We would like to appreciate to the reviewer for the active engagement and discussion. We address each question separately below.
A1. As the reviewer asked, we conducted additional experiments on two in-the-wild benchmarks (RealW-QA and LLaVA(W)) and reported greedy decoding performance in the table below. Note that these results slightly underperform compared to other baseline decoding methods.
| LV1.5 | LV1.5 | IXC-VL | IXC-VL | IVL-1.5 | IVL-1.5 | |
|---|---|---|---|---|---|---|
| greedy | ours | greedy | ours | greedy | ours | |
| RealW-QA | 51.2 | 56.2 | 56.9 | 62.4 | 63.4 | 66.3 |
| LLaVA(W) | 69.3 | 72.6 | 73.3 | 82.3 | 84.8 | 85.7 |
A2. We acknowledge that the performance gain always cannot be significantly improved, especially considering our extensive experimental comparison across 6 benchmarks and 6 varying size of LMMs. We will definitely integrate the pointed-out limitation into the final version.
Additionally, we kindly encourage the reviewer to refer to our response for R#FLJA (A3). Based on the additional analysis on MMVP, our CODE method shows more powerful performance especially in the generative tasks that require more comprehensive understanding of the given visual context, compared to the deterministic tasks (such as multiple-choice questions), which are relatively simple and straightforward. We believe that this is attributed to our CODE strategy, which utilizes the comprehensive description from the models themselves as restricting information flow when sequentially generating response tokens, thus showing fewer hallucinatory responses during more longer context generation (beyond a single answering: yes/no or multiple-choice question).
We would like to thank the reviewers for the constructive feedback, which we will incorporate into the potential revised version. We also appreciate to all reviewers (Z6jD, FLJA, 9CKq) for acknowledging the novelty of our paper, which is the use of self-generated comprehensive descriptions to mitigate hallucinatory responses from existing LMMs.
We have carefully reviewed several concerns that reviewers raised and responded to each question individually. Please feel free to discuss any remaining concerns that can improve our manuscripts during the discussion period.
We sincerely appreciate for the acitive discussion and responses for the reviewers during the discussion period. We have carefully revisited additional questions and addressed them comprehensively. We respectfully ask reviewers to review our responses, also happy to address any remaining concerns. We are eager to integrate all your feedbacks into our final version.
Dear reviewers,
As the discussion period will end soon, we kindly ask that you review our additional responses, in which we have made every effort to comprehensively address your remaining questions.
If you have any further concerns, we would greatly appreciate it if you could share them with us, and we would be happy to discuss them with you.

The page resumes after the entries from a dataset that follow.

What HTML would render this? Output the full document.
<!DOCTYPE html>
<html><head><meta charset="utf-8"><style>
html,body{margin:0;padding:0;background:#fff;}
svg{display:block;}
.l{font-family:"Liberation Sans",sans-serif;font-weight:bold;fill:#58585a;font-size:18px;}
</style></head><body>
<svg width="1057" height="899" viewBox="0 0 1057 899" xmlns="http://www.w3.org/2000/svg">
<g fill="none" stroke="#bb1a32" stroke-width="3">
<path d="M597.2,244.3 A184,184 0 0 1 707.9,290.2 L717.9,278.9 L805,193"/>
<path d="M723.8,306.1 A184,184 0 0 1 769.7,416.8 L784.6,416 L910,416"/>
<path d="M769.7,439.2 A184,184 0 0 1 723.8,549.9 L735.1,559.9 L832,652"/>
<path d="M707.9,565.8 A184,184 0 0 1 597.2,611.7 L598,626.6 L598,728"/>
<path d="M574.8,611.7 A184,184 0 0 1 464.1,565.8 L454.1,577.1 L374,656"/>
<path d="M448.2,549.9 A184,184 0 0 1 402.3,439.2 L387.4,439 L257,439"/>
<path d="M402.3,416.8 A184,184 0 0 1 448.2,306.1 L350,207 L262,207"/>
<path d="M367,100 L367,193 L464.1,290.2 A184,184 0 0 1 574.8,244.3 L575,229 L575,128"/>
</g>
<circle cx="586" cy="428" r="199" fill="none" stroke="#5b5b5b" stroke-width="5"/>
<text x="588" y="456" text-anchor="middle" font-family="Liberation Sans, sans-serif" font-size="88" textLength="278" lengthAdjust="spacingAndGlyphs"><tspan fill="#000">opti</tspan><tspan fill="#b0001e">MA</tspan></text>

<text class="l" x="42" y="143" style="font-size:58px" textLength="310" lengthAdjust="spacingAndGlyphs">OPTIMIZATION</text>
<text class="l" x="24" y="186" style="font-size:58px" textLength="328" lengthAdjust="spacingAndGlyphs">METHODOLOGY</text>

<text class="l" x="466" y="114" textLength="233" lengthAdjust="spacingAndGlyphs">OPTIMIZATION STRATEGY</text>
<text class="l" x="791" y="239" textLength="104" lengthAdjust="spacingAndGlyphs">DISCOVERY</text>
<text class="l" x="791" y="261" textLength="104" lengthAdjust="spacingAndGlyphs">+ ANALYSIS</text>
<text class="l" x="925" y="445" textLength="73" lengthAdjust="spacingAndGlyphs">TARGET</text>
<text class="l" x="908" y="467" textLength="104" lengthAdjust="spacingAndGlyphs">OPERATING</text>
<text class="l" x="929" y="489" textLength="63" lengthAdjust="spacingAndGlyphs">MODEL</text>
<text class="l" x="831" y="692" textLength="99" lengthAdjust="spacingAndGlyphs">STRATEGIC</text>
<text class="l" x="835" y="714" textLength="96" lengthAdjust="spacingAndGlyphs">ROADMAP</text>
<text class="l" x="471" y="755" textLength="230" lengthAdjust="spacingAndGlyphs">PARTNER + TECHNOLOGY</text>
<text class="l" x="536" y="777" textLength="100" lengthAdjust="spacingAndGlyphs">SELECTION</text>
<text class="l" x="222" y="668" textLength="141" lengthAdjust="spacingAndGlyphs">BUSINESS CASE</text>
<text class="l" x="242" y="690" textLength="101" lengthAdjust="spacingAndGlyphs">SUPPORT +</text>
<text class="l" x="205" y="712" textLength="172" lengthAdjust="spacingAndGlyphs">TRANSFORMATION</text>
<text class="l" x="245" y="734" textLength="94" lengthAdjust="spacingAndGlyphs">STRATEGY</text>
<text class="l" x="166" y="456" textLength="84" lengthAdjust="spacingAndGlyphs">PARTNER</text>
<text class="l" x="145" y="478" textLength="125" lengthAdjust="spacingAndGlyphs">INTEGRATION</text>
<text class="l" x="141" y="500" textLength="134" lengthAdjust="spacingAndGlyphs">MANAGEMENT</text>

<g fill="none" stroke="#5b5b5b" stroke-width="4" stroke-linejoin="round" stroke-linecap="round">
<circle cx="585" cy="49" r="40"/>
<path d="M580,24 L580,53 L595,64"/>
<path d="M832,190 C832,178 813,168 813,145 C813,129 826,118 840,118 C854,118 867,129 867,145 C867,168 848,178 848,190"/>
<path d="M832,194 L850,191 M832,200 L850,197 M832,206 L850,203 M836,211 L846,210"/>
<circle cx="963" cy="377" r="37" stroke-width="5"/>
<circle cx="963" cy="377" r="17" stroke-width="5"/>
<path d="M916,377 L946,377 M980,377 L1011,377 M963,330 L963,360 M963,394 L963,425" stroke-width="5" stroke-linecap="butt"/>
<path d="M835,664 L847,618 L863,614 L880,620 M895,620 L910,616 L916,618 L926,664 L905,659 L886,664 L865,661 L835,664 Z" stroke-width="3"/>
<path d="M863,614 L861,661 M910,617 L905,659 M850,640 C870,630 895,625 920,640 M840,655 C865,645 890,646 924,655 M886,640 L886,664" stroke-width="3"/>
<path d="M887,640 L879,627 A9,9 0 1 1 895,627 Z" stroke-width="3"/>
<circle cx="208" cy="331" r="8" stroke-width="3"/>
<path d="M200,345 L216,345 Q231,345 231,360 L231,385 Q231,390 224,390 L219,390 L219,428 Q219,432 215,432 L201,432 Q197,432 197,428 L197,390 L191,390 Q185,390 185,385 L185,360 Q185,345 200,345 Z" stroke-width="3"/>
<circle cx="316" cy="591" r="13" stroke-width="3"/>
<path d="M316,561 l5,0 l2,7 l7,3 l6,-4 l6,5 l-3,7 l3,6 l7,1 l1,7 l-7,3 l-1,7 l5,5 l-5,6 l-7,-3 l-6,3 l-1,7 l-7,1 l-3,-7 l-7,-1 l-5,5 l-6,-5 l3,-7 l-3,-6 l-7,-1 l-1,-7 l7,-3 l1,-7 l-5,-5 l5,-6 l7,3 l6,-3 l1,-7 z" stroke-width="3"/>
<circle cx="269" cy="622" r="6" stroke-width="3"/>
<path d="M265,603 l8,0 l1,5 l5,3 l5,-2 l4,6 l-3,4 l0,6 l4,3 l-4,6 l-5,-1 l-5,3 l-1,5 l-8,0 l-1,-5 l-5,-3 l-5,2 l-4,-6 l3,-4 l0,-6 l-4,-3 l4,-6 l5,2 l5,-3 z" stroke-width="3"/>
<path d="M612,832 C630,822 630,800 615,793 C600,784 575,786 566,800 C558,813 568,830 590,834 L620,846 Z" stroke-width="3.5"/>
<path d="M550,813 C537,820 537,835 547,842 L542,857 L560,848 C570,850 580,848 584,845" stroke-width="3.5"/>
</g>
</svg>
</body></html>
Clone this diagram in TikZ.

This paper proposed a contrast decoding method called CODE for handling hallucinations of large multi-modal models. It is interesting to use descriptions for enriching language information to address hallucination problems. The idea of contrast image and caption in the VLM decoding process is new, and the proposed method is quite effective on multiple benchmarks. Due to these merits, most of the reviewers are positive about this paper. Though one of the reviewer still has concerns about the details of experiments, authors have addressed them during rebuttal. Thus, AC recommends acceptance.